If Steve wants to claims, as so many others have, that he is just smarter and all those economists (or, in other similar debates, insert “climatologists”, “sociologist” “epidemiologist”, as you like) are just benighted, he has to do more than claim. He has to make an argument that doesn’t rely on […]
“Saving” in the headline is *not* referring to “economists”/national accounts’ “S” saving. (Which is actually investment.)
Rather to individuals/businesses spending less than their income — which is also what Mankiw is referring to in his passage.
They’re completely different things.
“if my salary after taxes is $50,000 and I spend $40,000 on consumption and $10,000 on old U. S. comic books, I have saved $10,000, right?”
No: in either sense.
In the sense used here, you spent all your income. That $10K went from your account to someone else’s with no net change in total stock.
In the NIPA sense, the comic books, and your spending on them, don’t even exist, because they’re not newly-produced goods. It was just an asset swap, like buying a house or some Apple stock, which the NIPAs ignore.
@kharris: “Steve’s further claim that he is not writing about behavior baffles me,”
I realized later that would be taken wrong — should have put quote around it.
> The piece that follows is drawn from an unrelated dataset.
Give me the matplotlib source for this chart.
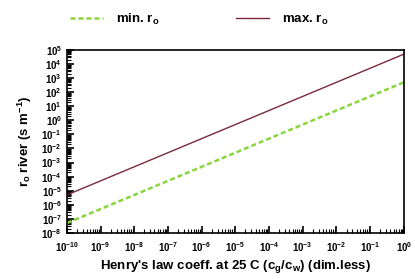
import numpy as np
import matplotlib
matplotlib.use("Agg")
import matplotlib.pyplot as plt
from matplotlib.ticker import FixedLocator, FixedFormatter, LogLocator, NullFormatter

plt.rcParams['font.family'] = 'Liberation Sans'
plt.rcParams['font.weight'] = 'bold'
plt.rcParams['axes.labelweight'] = 'bold'
plt.rcParams['mathtext.fontset'] = 'custom'
plt.rcParams['mathtext.rm'] = 'Liberation Sans:bold'
plt.rcParams['mathtext.it'] = 'Liberation Sans:bold'
plt.rcParams['mathtext.bf'] = 'Liberation Sans:bold'
plt.rcParams['mathtext.default'] = 'rm'

# Henry's law coefficient (dimensionless) and river resistance r_o (s m^-1)
henry = [1e-10, 1e-9, 1e-8, 1e-7, 1e-6, 1e-5, 1e-4, 1e-3, 1e-2, 1e-1, 1e0]
r_min = [5e-8, 5e-7, 5e-6, 5e-5, 5e-4, 5e-3, 5e-2, 5e-1, 5e0, 5e1, 5e2]
r_max = [5e-6, 5e-5, 5e-4, 5e-3, 5e-2, 5e-1, 5e0, 5e1, 5e2, 5e3, 5e4]

x_exp = list(range(-10, 1))
y_exp = list(range(-8, 6))

fig = plt.figure(figsize=(4.15, 2.79), dpi=100)
ax = fig.add_axes([0.161, 0.165, 0.812, 0.656])

l1, = ax.plot(henry, r_min, color='#8ad43c', lw=1.8, ls=(0, (2, 1.2)), label='min. r$_o$')
l2, = ax.plot(henry, r_max, color='#7a2a3a', lw=1.0, label='max. r$_o$')

ax.set_xscale('log')
ax.set_yscale('log')
ax.set_xlim(1e-10, 1)
ax.set_ylim(1e-8, 1e5)

ax.xaxis.set_major_locator(FixedLocator([10.0**e for e in x_exp]))
ax.xaxis.set_major_formatter(FixedFormatter(['$10^{%d}$' % e for e in x_exp]))
ax.yaxis.set_major_locator(FixedLocator([10.0**e for e in y_exp]))
ax.yaxis.set_major_formatter(FixedFormatter(['$10^{%d}$' % e for e in y_exp]))
ax.xaxis.set_minor_locator(LogLocator(base=10, subs=np.arange(2, 10), numticks=50))
ax.yaxis.set_minor_locator(LogLocator(base=10, subs=np.arange(2, 10), numticks=50))
ax.xaxis.set_minor_formatter(NullFormatter())
ax.yaxis.set_minor_formatter(NullFormatter())

ax.tick_params(which='both', direction='in', top=False, right=False, labelsize=7)
ax.tick_params(which='major', length=5, width=1.2)
ax.tick_params(which='minor', length=3, width=0.8)
ax.tick_params(axis='x', pad=5)
for s in ax.spines.values():
    s.set_linewidth(1.2)

ax.set_xlabel("Henry's law coeff. at 25 C (c$_g$/c$_w$) (dim.less)", fontsize=9.5, labelpad=3)
ax.set_ylabel("r$_o$ river (s m$^{-1}$)", fontsize=9.5, labelpad=5)

fig.legend(handles=[l1, l2], loc='upper left', bbox_to_anchor=(0.14, 1.0), ncol=2,
           frameon=False, fontsize=9.5, handlelength=2.5, columnspacing=5.75, handletextpad=1.0)

fig.savefig('out.png', dpi=100)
That’s an economist speaking, not me.
maybe it’s because i am more of an engineer than an economist that i agree with you. i quite lost track of Steve’s argument, but I am certain he is talking about something different than what you and i mean by saving and investment. i could go to some length to describe what i mean, but my guess is that economists mean something else. the question is whether what they mean means anything.
brace yourself: i agree with you.
is the type of lending institution relevant? it may be a zero sum game as to the supply of money, but it seems to me (a chemist not an economist) that a credit union, for example, is more likely to finance consumer spending, and that the sort of bank a big employer might use is more interested in speculative investments… does consumer spending have a bigger multiplier?